DATA EXCERPT:
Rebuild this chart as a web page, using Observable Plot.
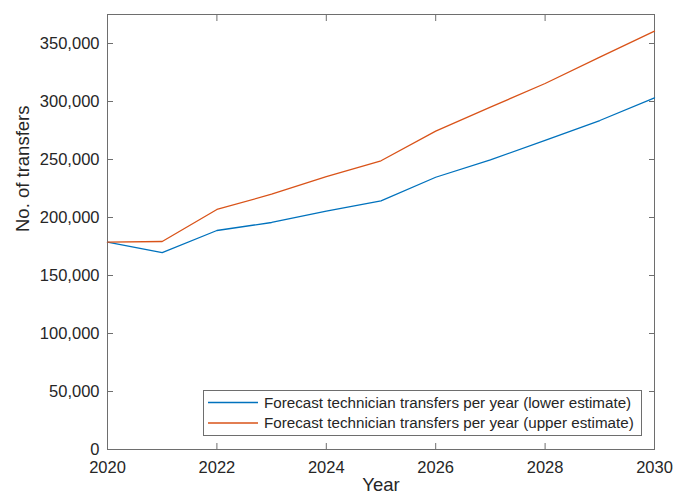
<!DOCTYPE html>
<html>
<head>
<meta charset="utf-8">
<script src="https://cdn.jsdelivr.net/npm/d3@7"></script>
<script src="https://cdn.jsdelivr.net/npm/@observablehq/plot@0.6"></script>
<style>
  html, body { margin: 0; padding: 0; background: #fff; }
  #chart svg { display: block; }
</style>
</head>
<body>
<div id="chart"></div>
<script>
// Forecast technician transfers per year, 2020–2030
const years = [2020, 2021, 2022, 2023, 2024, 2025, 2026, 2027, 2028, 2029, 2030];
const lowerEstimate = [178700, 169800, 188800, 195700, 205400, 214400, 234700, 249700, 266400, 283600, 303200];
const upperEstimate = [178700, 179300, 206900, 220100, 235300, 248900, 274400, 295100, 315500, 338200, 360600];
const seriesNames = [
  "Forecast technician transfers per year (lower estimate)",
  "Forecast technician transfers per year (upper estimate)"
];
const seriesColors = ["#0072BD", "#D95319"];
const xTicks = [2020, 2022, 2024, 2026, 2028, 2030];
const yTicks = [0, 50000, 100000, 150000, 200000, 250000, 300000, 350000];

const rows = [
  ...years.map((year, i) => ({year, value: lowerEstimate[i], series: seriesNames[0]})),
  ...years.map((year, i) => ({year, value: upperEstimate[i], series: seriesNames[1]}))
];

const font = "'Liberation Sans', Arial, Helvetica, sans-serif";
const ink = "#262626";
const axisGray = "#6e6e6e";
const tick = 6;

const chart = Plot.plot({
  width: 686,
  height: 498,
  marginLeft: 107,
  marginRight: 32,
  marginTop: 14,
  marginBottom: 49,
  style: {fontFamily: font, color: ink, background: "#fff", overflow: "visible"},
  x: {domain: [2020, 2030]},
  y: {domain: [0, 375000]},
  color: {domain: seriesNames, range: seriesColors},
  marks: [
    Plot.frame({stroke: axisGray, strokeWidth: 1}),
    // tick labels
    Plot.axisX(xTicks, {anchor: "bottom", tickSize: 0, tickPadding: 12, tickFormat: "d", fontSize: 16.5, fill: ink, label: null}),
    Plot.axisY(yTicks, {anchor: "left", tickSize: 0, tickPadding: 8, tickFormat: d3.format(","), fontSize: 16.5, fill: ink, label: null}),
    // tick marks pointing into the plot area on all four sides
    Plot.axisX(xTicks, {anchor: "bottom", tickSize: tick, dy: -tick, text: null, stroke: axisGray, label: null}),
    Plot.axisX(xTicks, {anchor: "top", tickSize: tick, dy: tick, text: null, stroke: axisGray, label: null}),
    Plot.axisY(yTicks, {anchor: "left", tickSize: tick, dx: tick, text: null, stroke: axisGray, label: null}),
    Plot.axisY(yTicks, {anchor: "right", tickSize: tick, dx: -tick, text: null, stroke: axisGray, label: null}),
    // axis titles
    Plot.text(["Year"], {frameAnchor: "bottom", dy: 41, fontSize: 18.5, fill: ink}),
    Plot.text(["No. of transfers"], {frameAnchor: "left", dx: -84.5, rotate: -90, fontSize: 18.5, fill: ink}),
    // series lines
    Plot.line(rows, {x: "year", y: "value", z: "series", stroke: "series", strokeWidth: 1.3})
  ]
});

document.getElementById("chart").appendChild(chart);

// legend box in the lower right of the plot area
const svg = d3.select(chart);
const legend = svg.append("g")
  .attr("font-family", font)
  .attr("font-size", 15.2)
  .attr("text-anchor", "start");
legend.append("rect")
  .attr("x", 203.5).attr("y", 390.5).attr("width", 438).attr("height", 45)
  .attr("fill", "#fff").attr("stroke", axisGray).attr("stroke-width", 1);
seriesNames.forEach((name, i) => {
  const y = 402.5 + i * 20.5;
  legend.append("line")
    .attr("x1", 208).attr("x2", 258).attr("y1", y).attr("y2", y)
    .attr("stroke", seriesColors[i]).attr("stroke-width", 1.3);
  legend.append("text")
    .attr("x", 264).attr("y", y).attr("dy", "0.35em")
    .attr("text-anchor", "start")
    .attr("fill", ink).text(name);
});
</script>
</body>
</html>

TASK: Go through the material above and print all of it exactly, except the pictures.

REPLY:
Rebuild this chart as a web page, using Observable Plot.
<!DOCTYPE html>
<html>
<head>
<meta charset="utf-8">
<script src="https://cdn.jsdelivr.net/npm/d3@7"></script>
<script src="https://cdn.jsdelivr.net/npm/@observablehq/plot@0.6"></script>
<style>
  html, body { margin: 0; padding: 0; background: #fff; }
  #chart svg { display: block; }
</style>
</head>
<body>
<div id="chart"></div>
<script>
// Forecast technician transfers per year, 2020–2030
const years = [2020, 2021, 2022, 2023, 2024, 2025, 2026, 2027, 2028, 2029, 2030];
const lowerEstimate = [178700, 169800, 188800, 195700, 205400, 214400, 234700, 249700, 266400, 283600, 303200];
const upperEstimate = [178700, 179300, 206900, 220100, 235300, 248900, 274400, 295100, 315500, 338200, 360600];
const seriesNames = [
  "Forecast technician transfers per year (lower estimate)",
  "Forecast technician transfers per year (upper estimate)"
];
const seriesColors = ["#0072BD", "#D95319"];
const xTicks = [2020, 2022, 2024, 2026, 2028, 2030];
const yTicks = [0, 50000, 100000, 150000, 200000, 250000, 300000, 350000];

const rows = [
  ...years.map((year, i) => ({year, value: lowerEstimate[i], series: seriesNames[0]})),
  ...years.map((year, i) => ({year, value: upperEstimate[i], series: seriesNames[1]}))
];

const font = "'Liberation Sans', Arial, Helvetica, sans-serif";
const ink = "#262626";
const axisGray = "#6e6e6e";
const tick = 6;

const chart = Plot.plot({
  width: 686,
  height: 498,
  marginLeft: 107,
  marginRight: 32,
  marginTop: 14,
  marginBottom: 49,
  style: {fontFamily: font, color: ink, background: "#fff", overflow: "visible"},
  x: {domain: [2020, 2030]},
  y: {domain: [0, 375000]},
  color: {domain: seriesNames, range: seriesColors},
  marks: [
    Plot.frame({stroke: axisGray, strokeWidth: 1}),
    // tick labels
    Plot.axisX(xTicks, {anchor: "bottom", tickSize: 0, tickPadding: 12, tickFormat: "d", fontSize: 16.5, fill: ink, label: null}),
    Plot.axisY(yTicks, {anchor: "left", tickSize: 0, tickPadding: 8, tickFormat: d3.format(","), fontSize: 16.5, fill: ink, label: null}),
    // tick marks pointing into the plot area on all four sides
    Plot.axisX(xTicks, {anchor: "bottom", tickSize: tick, dy: -tick, text: null, stroke: axisGray, label: null}),
    Plot.axisX(xTicks, {anchor: "top", tickSize: tick, dy: tick, text: null, stroke: axisGray, label: null}),
    Plot.axisY(yTicks, {anchor: "left", tickSize: tick, dx: tick, text: null, stroke: axisGray, label: null}),
    Plot.axisY(yTicks, {anchor: "right", tickSize: tick, dx: -tick, text: null, stroke: axisGray, label: null}),
    // axis titles
    Plot.text(["Year"], {frameAnchor: "bottom", dy: 41, fontSize: 18.5, fill: ink}),
    Plot.text(["No. of transfers"], {frameAnchor: "left", dx: -84.5, rotate: -90, fontSize: 18.5, fill: ink}),
    // series lines
    Plot.line(rows, {x: "year", y: "value", z: "series", stroke: "series", strokeWidth: 1.3})
  ]
});

document.getElementById("chart").appendChild(chart);

// legend box in the lower right of the plot area
const svg = d3.select(chart);
const legend = svg.append("g")
  .attr("font-family", font)
  .attr("font-size", 15.2)
  .attr("text-anchor", "start");
legend.append("rect")
  .attr("x", 203.5).attr("y", 390.5).attr("width", 438).attr("height", 45)
  .attr("fill", "#fff").attr("stroke", axisGray).attr("stroke-width", 1);
seriesNames.forEach((name, i) => {
  const y = 402.5 + i * 20.5;
  legend.append("line")
    .attr("x1", 208).attr("x2", 258).attr("y1", y).attr("y2", y)
    .attr("stroke", seriesColors[i]).attr("stroke-width", 1.3);
  legend.append("text")
    .attr("x", 264).attr("y", y).attr("dy", "0.35em")
    .attr("text-anchor", "start")
    .attr("fill", ink).text(name);
});
</script>
</body>
</html>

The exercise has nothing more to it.